Samsung introduced its first mobile phone to India in 2004. In 2008, Samsung Electronics' Telecommunication Business declared its new business strategy focusing on consumer and marketing. Samsung mobile phones are divided into 6 major categories – Style, Infotainment, Multimedia, Connected, Essential and Business.

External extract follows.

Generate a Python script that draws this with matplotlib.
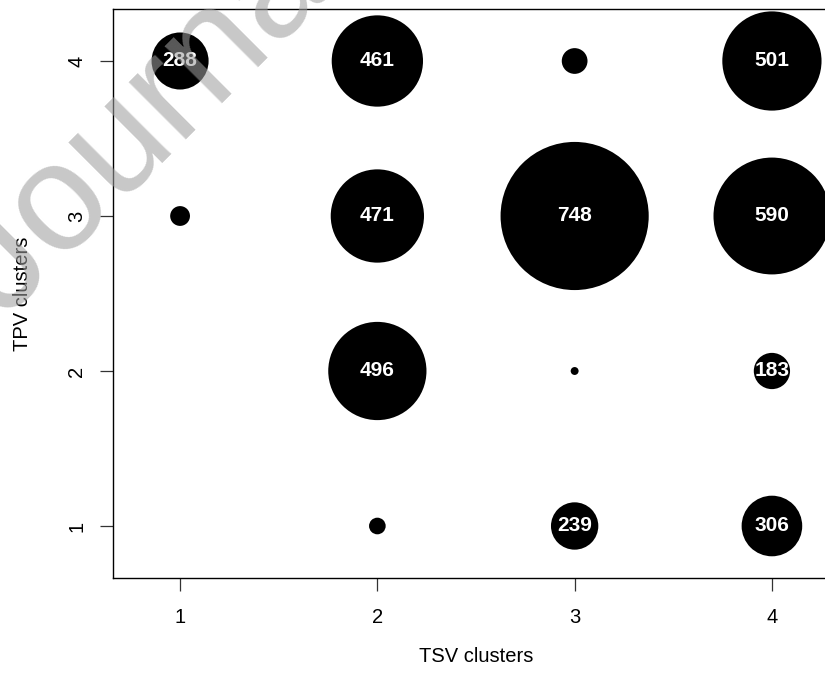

The SGH-P250 and SGH-J165 were the last phone models sold worldwide, outside North America, that used the original model numbering system. The GT-S7330 was the first mobile phone model to use the new model numbering system.

==Financial information==
In Q1 2008 Samsung shipped 46.3 million mobile handsets 1Q 2008. Sales of Samsung Telecommunications were 6.65 trillion KRW for the same quarter and it represents 32% sales of Samsung Electronics. The growth is mostly explained by the continuous growth of emerging markets while there is weak demand in developed markets. During 2007 amount of shipped units was growing constantly: 1Q 2007 – 34.8, 2Q 2007 – 37.4, 3Q 2007- 42.6, 4Q 2007 – 46.3. In 2007 profit was 23,8 trillion KRW, while net profit reached a level of 2.7 trillion KRW.

== Highlight products ==
=== Mobile phones ===
Samsung Blue Earth (Samsung S7550) mobile phone includes a solar panel on the back of the phone.